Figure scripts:
-- Begin --
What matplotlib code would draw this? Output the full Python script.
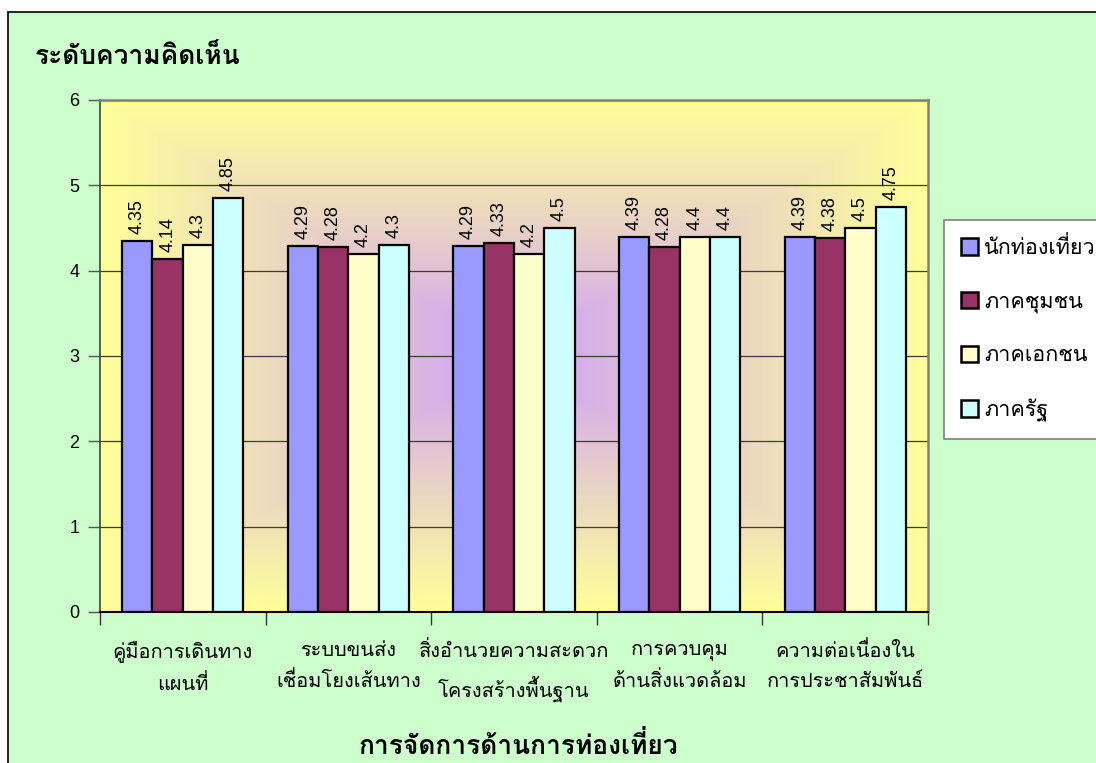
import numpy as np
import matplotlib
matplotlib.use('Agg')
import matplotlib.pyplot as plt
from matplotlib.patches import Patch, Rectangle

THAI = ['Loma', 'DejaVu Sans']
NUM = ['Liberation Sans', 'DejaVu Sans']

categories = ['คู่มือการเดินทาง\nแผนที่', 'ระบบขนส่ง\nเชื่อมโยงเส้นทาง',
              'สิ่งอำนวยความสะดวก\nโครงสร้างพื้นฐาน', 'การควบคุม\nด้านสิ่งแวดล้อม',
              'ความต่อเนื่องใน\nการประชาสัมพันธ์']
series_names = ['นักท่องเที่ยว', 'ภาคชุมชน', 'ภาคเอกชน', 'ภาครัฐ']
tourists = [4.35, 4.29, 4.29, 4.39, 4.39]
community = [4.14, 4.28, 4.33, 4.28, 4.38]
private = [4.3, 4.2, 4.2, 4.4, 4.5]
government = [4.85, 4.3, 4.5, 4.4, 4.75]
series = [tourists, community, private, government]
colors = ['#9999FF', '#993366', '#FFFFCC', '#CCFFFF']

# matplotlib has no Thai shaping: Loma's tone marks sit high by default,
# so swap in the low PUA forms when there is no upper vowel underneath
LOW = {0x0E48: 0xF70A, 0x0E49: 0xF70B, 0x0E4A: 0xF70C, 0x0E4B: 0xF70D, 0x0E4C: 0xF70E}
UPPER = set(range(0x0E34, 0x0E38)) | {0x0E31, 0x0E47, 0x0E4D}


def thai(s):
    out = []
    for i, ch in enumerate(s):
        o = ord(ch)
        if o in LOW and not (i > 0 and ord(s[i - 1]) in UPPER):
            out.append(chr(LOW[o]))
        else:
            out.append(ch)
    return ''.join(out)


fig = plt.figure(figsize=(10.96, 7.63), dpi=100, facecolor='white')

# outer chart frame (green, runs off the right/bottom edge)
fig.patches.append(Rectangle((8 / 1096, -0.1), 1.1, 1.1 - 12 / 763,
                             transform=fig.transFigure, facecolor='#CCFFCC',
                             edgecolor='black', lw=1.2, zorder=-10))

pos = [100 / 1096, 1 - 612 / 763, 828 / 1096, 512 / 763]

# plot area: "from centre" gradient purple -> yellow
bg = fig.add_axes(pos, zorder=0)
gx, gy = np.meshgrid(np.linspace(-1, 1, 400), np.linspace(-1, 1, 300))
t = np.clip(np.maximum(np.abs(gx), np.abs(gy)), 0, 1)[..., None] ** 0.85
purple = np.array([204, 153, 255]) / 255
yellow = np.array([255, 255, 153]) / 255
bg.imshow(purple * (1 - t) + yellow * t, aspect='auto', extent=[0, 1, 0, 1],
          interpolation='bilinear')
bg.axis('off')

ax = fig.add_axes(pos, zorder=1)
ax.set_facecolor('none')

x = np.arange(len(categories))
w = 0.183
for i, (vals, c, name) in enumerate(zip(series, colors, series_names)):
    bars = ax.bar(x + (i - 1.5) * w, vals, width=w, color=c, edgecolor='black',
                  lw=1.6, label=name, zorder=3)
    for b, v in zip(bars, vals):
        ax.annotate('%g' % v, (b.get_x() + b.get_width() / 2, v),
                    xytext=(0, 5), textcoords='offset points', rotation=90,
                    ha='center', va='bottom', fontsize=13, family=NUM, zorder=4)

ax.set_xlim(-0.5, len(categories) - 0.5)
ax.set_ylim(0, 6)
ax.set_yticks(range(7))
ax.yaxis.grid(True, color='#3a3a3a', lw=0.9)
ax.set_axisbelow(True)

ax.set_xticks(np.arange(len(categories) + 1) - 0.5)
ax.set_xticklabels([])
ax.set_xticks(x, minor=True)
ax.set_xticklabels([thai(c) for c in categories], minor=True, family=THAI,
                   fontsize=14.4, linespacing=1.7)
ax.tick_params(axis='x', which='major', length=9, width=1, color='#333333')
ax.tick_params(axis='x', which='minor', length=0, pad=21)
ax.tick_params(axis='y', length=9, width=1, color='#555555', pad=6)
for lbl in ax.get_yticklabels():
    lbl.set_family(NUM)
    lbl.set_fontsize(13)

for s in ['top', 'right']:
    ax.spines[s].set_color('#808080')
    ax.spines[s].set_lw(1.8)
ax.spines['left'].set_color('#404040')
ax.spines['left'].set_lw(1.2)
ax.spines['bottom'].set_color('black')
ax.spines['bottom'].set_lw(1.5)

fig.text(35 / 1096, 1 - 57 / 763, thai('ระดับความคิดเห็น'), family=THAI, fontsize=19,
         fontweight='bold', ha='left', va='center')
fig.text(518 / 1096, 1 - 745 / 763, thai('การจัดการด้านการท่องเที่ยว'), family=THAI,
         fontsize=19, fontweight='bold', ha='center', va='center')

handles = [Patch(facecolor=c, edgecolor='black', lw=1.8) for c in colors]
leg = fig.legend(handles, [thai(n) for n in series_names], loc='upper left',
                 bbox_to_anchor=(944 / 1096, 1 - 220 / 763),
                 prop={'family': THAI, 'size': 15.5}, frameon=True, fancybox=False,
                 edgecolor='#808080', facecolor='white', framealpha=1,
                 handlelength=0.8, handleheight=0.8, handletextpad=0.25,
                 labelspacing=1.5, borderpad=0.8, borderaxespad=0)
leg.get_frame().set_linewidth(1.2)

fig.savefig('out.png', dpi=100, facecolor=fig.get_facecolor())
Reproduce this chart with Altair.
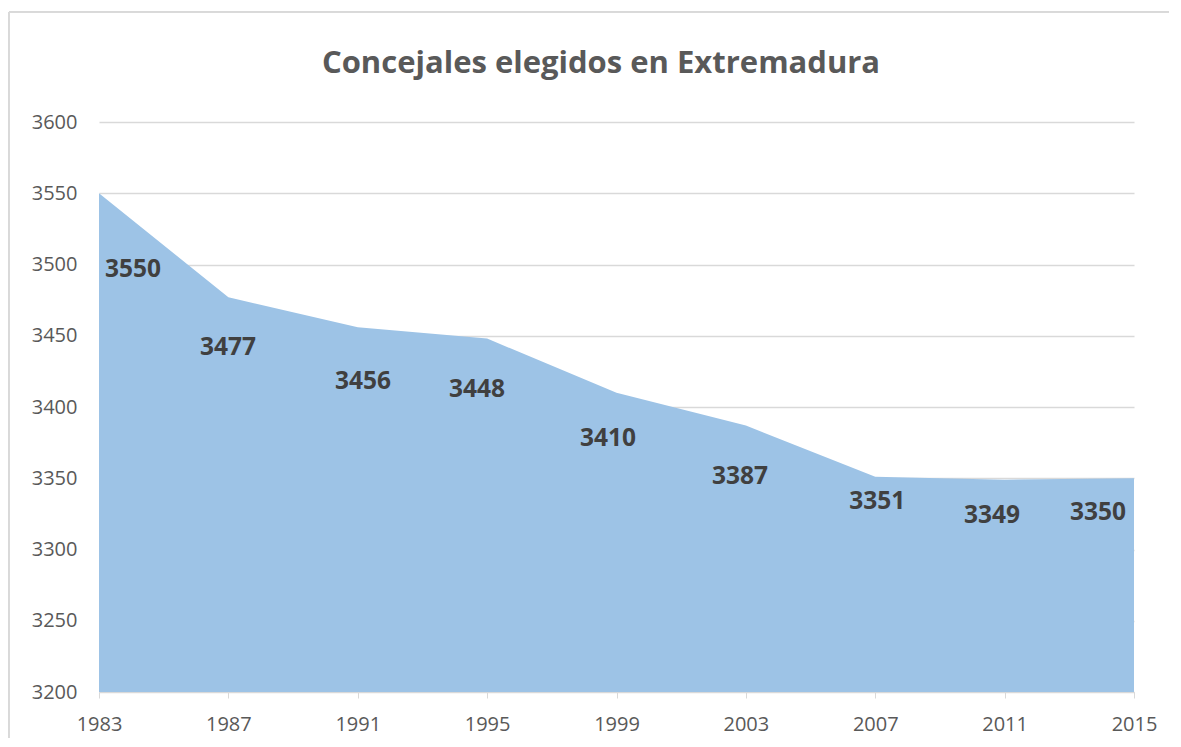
-- End --
Exclude the pictures. Write out the remaining data exactly.

What matplotlib code would draw this? Output the full Python script.
import numpy as np
import matplotlib
matplotlib.use('Agg')
import matplotlib.pyplot as plt
from matplotlib.patches import Patch, Rectangle

THAI = ['Loma', 'DejaVu Sans']
NUM = ['Liberation Sans', 'DejaVu Sans']

categories = ['คู่มือการเดินทาง\nแผนที่', 'ระบบขนส่ง\nเชื่อมโยงเส้นทาง',
              'สิ่งอำนวยความสะดวก\nโครงสร้างพื้นฐาน', 'การควบคุม\nด้านสิ่งแวดล้อม',
              'ความต่อเนื่องใน\nการประชาสัมพันธ์']
series_names = ['นักท่องเที่ยว', 'ภาคชุมชน', 'ภาคเอกชน', 'ภาครัฐ']
tourists = [4.35, 4.29, 4.29, 4.39, 4.39]
community = [4.14, 4.28, 4.33, 4.28, 4.38]
private = [4.3, 4.2, 4.2, 4.4, 4.5]
government = [4.85, 4.3, 4.5, 4.4, 4.75]
series = [tourists, community, private, government]
colors = ['#9999FF', '#993366', '#FFFFCC', '#CCFFFF']

# matplotlib has no Thai shaping: Loma's tone marks sit high by default,
# so swap in the low PUA forms when there is no upper vowel underneath
LOW = {0x0E48: 0xF70A, 0x0E49: 0xF70B, 0x0E4A: 0xF70C, 0x0E4B: 0xF70D, 0x0E4C: 0xF70E}
UPPER = set(range(0x0E34, 0x0E38)) | {0x0E31, 0x0E47, 0x0E4D}


def thai(s):
    out = []
    for i, ch in enumerate(s):
        o = ord(ch)
        if o in LOW and not (i > 0 and ord(s[i - 1]) in UPPER):
            out.append(chr(LOW[o]))
        else:
            out.append(ch)
    return ''.join(out)


fig = plt.figure(figsize=(10.96, 7.63), dpi=100, facecolor='white')

# outer chart frame (green, runs off the right/bottom edge)
fig.patches.append(Rectangle((8 / 1096, -0.1), 1.1, 1.1 - 12 / 763,
                             transform=fig.transFigure, facecolor='#CCFFCC',
                             edgecolor='black', lw=1.2, zorder=-10))

pos = [100 / 1096, 1 - 612 / 763, 828 / 1096, 512 / 763]

# plot area: "from centre" gradient purple -> yellow
bg = fig.add_axes(pos, zorder=0)
gx, gy = np.meshgrid(np.linspace(-1, 1, 400), np.linspace(-1, 1, 300))
t = np.clip(np.maximum(np.abs(gx), np.abs(gy)), 0, 1)[..., None] ** 0.85
purple = np.array([204, 153, 255]) / 255
yellow = np.array([255, 255, 153]) / 255
bg.imshow(purple * (1 - t) + yellow * t, aspect='auto', extent=[0, 1, 0, 1],
          interpolation='bilinear')
bg.axis('off')

ax = fig.add_axes(pos, zorder=1)
ax.set_facecolor('none')

x = np.arange(len(categories))
w = 0.183
for i, (vals, c, name) in enumerate(zip(series, colors, series_names)):
    bars = ax.bar(x + (i - 1.5) * w, vals, width=w, color=c, edgecolor='black',
                  lw=1.6, label=name, zorder=3)
    for b, v in zip(bars, vals):
        ax.annotate('%g' % v, (b.get_x() + b.get_width() / 2, v),
                    xytext=(0, 5), textcoords='offset points', rotation=90,
                    ha='center', va='bottom', fontsize=13, family=NUM, zorder=4)

ax.set_xlim(-0.5, len(categories) - 0.5)
ax.set_ylim(0, 6)
ax.set_yticks(range(7))
ax.yaxis.grid(True, color='#3a3a3a', lw=0.9)
ax.set_axisbelow(True)

ax.set_xticks(np.arange(len(categories) + 1) - 0.5)
ax.set_xticklabels([])
ax.set_xticks(x, minor=True)
ax.set_xticklabels([thai(c) for c in categories], minor=True, family=THAI,
                   fontsize=14.4, linespacing=1.7)
ax.tick_params(axis='x', which='major', length=9, width=1, color='#333333')
ax.tick_params(axis='x', which='minor', length=0, pad=21)
ax.tick_params(axis='y', length=9, width=1, color='#555555', pad=6)
for lbl in ax.get_yticklabels():
    lbl.set_family(NUM)
    lbl.set_fontsize(13)

for s in ['top', 'right']:
    ax.spines[s].set_color('#808080')
    ax.spines[s].set_lw(1.8)
ax.spines['left'].set_color('#404040')
ax.spines['left'].set_lw(1.2)
ax.spines['bottom'].set_color('black')
ax.spines['bottom'].set_lw(1.5)

fig.text(35 / 1096, 1 - 57 / 763, thai('ระดับความคิดเห็น'), family=THAI, fontsize=19,
         fontweight='bold', ha='left', va='center')
fig.text(518 / 1096, 1 - 745 / 763, thai('การจัดการด้านการท่องเที่ยว'), family=THAI,
         fontsize=19, fontweight='bold', ha='center', va='center')

handles = [Patch(facecolor=c, edgecolor='black', lw=1.8) for c in colors]
leg = fig.legend(handles, [thai(n) for n in series_names], loc='upper left',
                 bbox_to_anchor=(944 / 1096, 1 - 220 / 763),
                 prop={'family': THAI, 'size': 15.5}, frameon=True, fancybox=False,
                 edgecolor='#808080', facecolor='white', framealpha=1,
                 handlelength=0.8, handleheight=0.8, handletextpad=0.25,
                 labelspacing=1.5, borderpad=0.8, borderaxespad=0)
leg.get_frame().set_linewidth(1.2)

fig.savefig('out.png', dpi=100, facecolor=fig.get_facecolor())
Reproduce this chart with Altair.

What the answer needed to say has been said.